Stated problem: Print exactly what lies from the line with "Give me the" down to the line with "2.5, 3.2, 4.0]", counting both of those lines, but not the pictures.

Entries provided:

'''

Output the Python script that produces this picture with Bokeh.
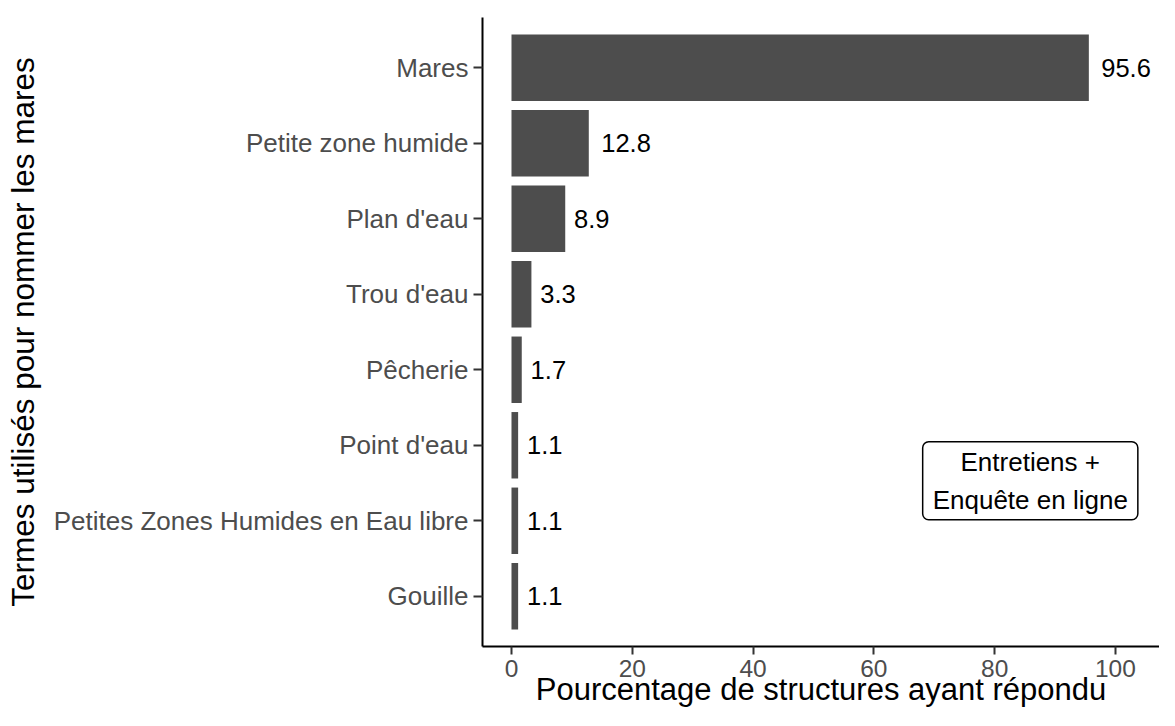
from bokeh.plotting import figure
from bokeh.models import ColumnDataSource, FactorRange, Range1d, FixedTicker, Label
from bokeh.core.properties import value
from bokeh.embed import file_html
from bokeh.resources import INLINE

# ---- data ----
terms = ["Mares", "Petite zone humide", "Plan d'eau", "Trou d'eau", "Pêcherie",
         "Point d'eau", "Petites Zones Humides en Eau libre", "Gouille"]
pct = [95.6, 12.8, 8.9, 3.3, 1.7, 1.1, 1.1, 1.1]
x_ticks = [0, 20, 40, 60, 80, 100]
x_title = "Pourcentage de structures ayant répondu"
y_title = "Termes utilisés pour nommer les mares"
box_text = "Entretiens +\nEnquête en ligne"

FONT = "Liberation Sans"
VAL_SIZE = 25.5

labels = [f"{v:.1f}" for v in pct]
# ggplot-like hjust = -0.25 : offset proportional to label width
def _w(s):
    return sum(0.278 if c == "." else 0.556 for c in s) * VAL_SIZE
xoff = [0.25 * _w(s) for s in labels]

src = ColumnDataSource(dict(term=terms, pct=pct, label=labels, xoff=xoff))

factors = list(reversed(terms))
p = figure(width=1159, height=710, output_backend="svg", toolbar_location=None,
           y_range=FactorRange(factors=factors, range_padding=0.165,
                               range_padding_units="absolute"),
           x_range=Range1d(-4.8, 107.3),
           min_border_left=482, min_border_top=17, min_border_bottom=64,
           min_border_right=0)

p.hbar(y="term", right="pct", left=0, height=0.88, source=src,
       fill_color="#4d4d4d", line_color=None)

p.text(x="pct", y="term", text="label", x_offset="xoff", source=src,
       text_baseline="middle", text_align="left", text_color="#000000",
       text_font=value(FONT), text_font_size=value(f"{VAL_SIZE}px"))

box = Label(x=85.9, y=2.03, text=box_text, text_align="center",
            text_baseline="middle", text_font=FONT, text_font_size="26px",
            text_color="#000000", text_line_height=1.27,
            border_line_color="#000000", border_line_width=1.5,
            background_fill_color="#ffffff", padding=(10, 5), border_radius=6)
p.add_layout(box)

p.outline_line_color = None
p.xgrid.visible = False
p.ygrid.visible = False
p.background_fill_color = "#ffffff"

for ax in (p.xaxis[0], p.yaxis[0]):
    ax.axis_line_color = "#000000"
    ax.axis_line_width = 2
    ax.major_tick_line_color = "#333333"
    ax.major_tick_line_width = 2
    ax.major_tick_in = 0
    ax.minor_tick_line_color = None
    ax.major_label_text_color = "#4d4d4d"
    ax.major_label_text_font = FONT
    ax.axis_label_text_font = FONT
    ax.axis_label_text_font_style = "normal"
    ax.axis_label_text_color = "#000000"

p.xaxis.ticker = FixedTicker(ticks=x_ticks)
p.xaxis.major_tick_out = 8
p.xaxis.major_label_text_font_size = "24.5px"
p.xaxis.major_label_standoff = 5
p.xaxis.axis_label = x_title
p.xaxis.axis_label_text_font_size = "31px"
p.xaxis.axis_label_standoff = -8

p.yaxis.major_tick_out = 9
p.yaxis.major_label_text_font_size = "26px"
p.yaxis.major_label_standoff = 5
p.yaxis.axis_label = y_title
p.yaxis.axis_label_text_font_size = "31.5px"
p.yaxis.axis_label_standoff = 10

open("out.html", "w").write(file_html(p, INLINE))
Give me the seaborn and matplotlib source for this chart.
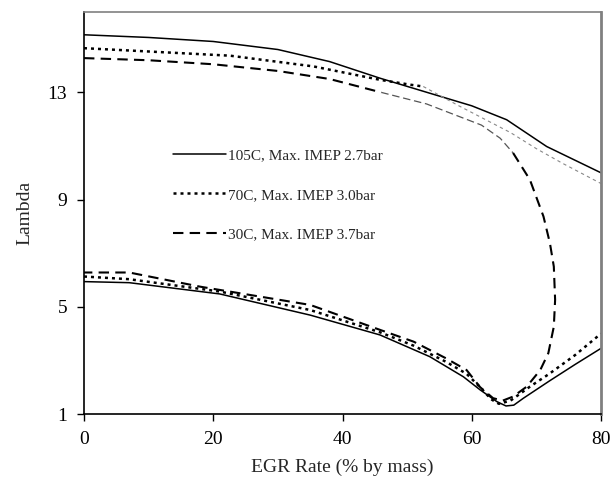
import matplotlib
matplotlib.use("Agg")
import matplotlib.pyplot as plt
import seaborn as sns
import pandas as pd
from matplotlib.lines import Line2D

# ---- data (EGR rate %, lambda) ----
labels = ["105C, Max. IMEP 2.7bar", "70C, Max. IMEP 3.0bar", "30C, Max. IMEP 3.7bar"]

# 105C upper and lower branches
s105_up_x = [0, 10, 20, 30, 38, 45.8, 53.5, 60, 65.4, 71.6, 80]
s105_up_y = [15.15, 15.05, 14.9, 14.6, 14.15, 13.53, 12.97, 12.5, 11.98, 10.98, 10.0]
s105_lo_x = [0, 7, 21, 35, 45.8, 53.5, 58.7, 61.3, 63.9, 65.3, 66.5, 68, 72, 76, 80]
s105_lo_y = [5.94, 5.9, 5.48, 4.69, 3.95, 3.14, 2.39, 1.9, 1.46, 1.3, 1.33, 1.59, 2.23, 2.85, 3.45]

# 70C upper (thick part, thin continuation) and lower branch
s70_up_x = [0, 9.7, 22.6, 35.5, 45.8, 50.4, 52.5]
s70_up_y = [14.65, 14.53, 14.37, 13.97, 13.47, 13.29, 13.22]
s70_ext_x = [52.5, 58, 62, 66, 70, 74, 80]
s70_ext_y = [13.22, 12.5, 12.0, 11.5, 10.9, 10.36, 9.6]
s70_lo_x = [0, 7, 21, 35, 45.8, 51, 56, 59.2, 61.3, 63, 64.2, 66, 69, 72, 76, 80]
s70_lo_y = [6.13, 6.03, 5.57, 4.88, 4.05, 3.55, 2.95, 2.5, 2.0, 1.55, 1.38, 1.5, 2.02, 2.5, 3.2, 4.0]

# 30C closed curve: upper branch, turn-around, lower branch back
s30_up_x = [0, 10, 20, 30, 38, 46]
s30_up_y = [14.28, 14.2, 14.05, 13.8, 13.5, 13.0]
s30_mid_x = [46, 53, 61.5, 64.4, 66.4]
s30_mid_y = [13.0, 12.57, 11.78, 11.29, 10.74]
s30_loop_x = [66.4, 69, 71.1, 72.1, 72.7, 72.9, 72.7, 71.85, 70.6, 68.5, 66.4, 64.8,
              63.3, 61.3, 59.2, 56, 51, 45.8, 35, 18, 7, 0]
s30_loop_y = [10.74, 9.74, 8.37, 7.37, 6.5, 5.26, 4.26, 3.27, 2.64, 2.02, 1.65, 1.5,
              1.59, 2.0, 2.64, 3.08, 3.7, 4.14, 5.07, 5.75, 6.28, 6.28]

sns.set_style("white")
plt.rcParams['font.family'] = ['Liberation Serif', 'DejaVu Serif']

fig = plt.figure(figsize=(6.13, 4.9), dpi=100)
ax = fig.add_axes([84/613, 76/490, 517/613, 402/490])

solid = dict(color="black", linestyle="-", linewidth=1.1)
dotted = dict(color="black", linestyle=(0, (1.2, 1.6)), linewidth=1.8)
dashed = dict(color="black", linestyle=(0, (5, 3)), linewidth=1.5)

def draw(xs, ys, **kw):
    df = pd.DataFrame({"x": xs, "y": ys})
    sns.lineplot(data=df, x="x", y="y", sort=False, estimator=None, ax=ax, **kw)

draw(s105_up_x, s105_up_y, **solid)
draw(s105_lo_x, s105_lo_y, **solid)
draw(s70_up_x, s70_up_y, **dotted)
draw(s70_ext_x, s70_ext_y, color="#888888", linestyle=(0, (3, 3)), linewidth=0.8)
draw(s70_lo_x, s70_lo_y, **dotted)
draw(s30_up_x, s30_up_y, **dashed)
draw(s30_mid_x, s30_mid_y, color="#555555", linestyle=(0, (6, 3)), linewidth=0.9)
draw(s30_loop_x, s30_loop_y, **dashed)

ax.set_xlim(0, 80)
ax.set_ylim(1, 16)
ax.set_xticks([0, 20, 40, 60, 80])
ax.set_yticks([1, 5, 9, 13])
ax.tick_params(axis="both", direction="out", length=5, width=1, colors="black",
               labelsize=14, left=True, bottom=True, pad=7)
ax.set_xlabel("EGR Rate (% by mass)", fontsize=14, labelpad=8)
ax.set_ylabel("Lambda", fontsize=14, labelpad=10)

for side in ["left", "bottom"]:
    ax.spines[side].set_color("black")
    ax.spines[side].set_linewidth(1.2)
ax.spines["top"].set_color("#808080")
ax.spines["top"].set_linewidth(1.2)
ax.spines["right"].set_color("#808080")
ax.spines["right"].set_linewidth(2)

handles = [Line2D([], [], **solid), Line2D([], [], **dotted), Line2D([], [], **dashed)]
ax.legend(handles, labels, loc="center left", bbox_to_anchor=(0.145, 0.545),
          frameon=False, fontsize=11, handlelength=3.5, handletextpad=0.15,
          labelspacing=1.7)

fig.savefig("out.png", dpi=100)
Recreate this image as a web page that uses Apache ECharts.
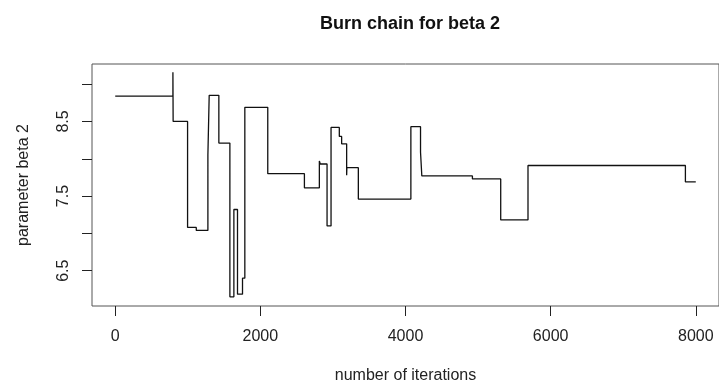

'''

The answer:
Give me the seaborn and matplotlib source for this chart.
import matplotlib
matplotlib.use("Agg")
import matplotlib.pyplot as plt
import seaborn as sns
import pandas as pd
from matplotlib.lines import Line2D

# ---- data (EGR rate %, lambda) ----
labels = ["105C, Max. IMEP 2.7bar", "70C, Max. IMEP 3.0bar", "30C, Max. IMEP 3.7bar"]

# 105C upper and lower branches
s105_up_x = [0, 10, 20, 30, 38, 45.8, 53.5, 60, 65.4, 71.6, 80]
s105_up_y = [15.15, 15.05, 14.9, 14.6, 14.15, 13.53, 12.97, 12.5, 11.98, 10.98, 10.0]
s105_lo_x = [0, 7, 21, 35, 45.8, 53.5, 58.7, 61.3, 63.9, 65.3, 66.5, 68, 72, 76, 80]
s105_lo_y = [5.94, 5.9, 5.48, 4.69, 3.95, 3.14, 2.39, 1.9, 1.46, 1.3, 1.33, 1.59, 2.23, 2.85, 3.45]

# 70C upper (thick part, thin continuation) and lower branch
s70_up_x = [0, 9.7, 22.6, 35.5, 45.8, 50.4, 52.5]
s70_up_y = [14.65, 14.53, 14.37, 13.97, 13.47, 13.29, 13.22]
s70_ext_x = [52.5, 58, 62, 66, 70, 74, 80]
s70_ext_y = [13.22, 12.5, 12.0, 11.5, 10.9, 10.36, 9.6]
s70_lo_x = [0, 7, 21, 35, 45.8, 51, 56, 59.2, 61.3, 63, 64.2, 66, 69, 72, 76, 80]
s70_lo_y = [6.13, 6.03, 5.57, 4.88, 4.05, 3.55, 2.95, 2.5, 2.0, 1.55, 1.38, 1.5, 2.02, 2.5, 3.2, 4.0]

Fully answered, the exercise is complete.